- The Washington Times - Friday, February 7, 2003

Laughter deferred to steely resolve this year at the usually rambunctious Washington Press Club Foundation's Congressional Dinner.
Traditionally a lighthearted affair marked by playful partisan sniping (and occasional over-the-top vulgarity), Wednesday night's event was dinner in the shadow of a looming war with Iraq and tempered with mourning for the seven astronauts of Space Shuttle Columbia.
The evidence was everywhere, from the somber faces during a moment of silence for slain journalists and the Columbia crew to the hushed singalong during "The Star-Spangled Banner" trumpet solo.
Instead of the usual presidential video ribbing members of the press for their many foibles, Washington Press Club Foundation President Adam Clymer of the New York Times read a restrained letter from President Bush, who lauded journalists for "hard work and dedication" reflecting "the true character of America."
Still, the 59th annual dinner at the JW Marriott Hotel did produce a few laughs, mostly from Sen. John McCain and Rep. Harold E. Ford Jr.
Emcees Chris and Kathleen Matthews, no Burns and Allen, bickered playfully about their courtship. Mr. Matthews, the bombastic host of MSNBC's "Hardball," joked that the Rev. Al Sharpton had accused his fellow Democratic presidential nominees of "kidnapping and sexually abusing" him, a pointed reference to Mr. Sharpton's role in promoting the scandalous Tawana Brawley case in New York.
Mr. Ford, a Tennessee Democrat, praised Mr. McCain's presidential bid in 2000, claiming that if the senator had been elected, "the nation wouldn't have had all these problems," a whack at erstwhile Senate Majority Leader Trent Lott's troublemaking toast to Strom Thurmond at the senator's 100th birthday bash.
He lampooned the chatty Mr. Matthews. "This is the first time I've been within 10 feet of Chris Matthews and gotten in a word edgewise," he said.
Mr. McCain, whom Mr. Matthews called "a statesman, war hero and 'Saturday Night Live' superstar," roasted actors Sean Penn and Susan Sarandon, who have spoken out against war with Iraq.
"They call D.C. 'Hollywood for ugly people,'" the Arizona Republican said, leveraging the deft, deadpan delivery that served him well on "Saturday Night Live." By that measure, he concluded, the movie capital could be called "Washington for the simple-minded."
Even in happier times, the annual dinner isn't all about appreciating Congress or indulging in stand-up humor. It raises money for journalism scholarships, primarily for women and minorities.
The night honored the staff of the Boston Globe with the Worth Bingham Prize for coverage of sexual abuses by Catholic priests.
Guests prominently included Senate Majority Leader Bill Frist, Sens. Kay Bailey Hutchison and Hillary Rodham Clinton, Motion Picture Association of America President Jack Valenti and pollster Kellyanne Fitzpatrick. Dining at The Washington Times' tables were Sen. Lamar Alexander of Tennessee and Reps. Jennifer Dunn of Washington and Katherine Harris of Florida.
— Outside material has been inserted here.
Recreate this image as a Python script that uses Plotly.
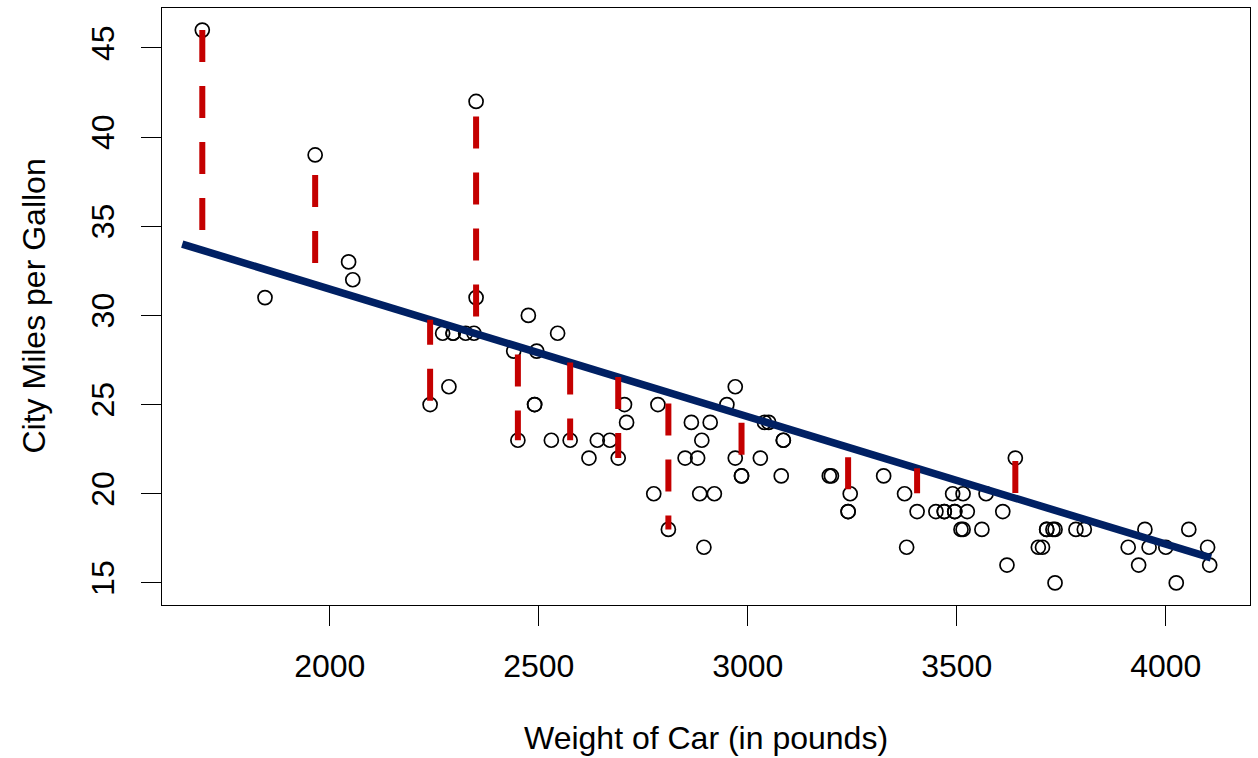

Secretary of State Colin L. Powell's speech to the U.N. Security Council, laying out the case against Saddam Hussein, was a staple of conversation during the pre-dinner cocktail reception.
Mrs. Dunn said his presentation had included information she hadn't known about previously. "The biggest problem is that people aren't going to make up their minds on evidence," she said, but noted that she sensed a softening of France's hard-line position against military action.
Sen. George Allen of Virginia said the United Nation's "relevance and respect" are at stake in the Iraq crisis. He predicted that France eventually would side with the United States and that, in turn, would persuade Russia and China to align with the allies. Nevertheless, he said he is wary about what the dictator might do in the weeks ahead. "He's got a few tricks up his sleeve."
Mrs. Harris arrived after a whirlwind day of meetings that had forced her to miss Mr. Powell's historic speech, but she already had heard enough to support Mr. Bush's case for military intervention.
"I believe the first U.N. resolution stands on its own," she said.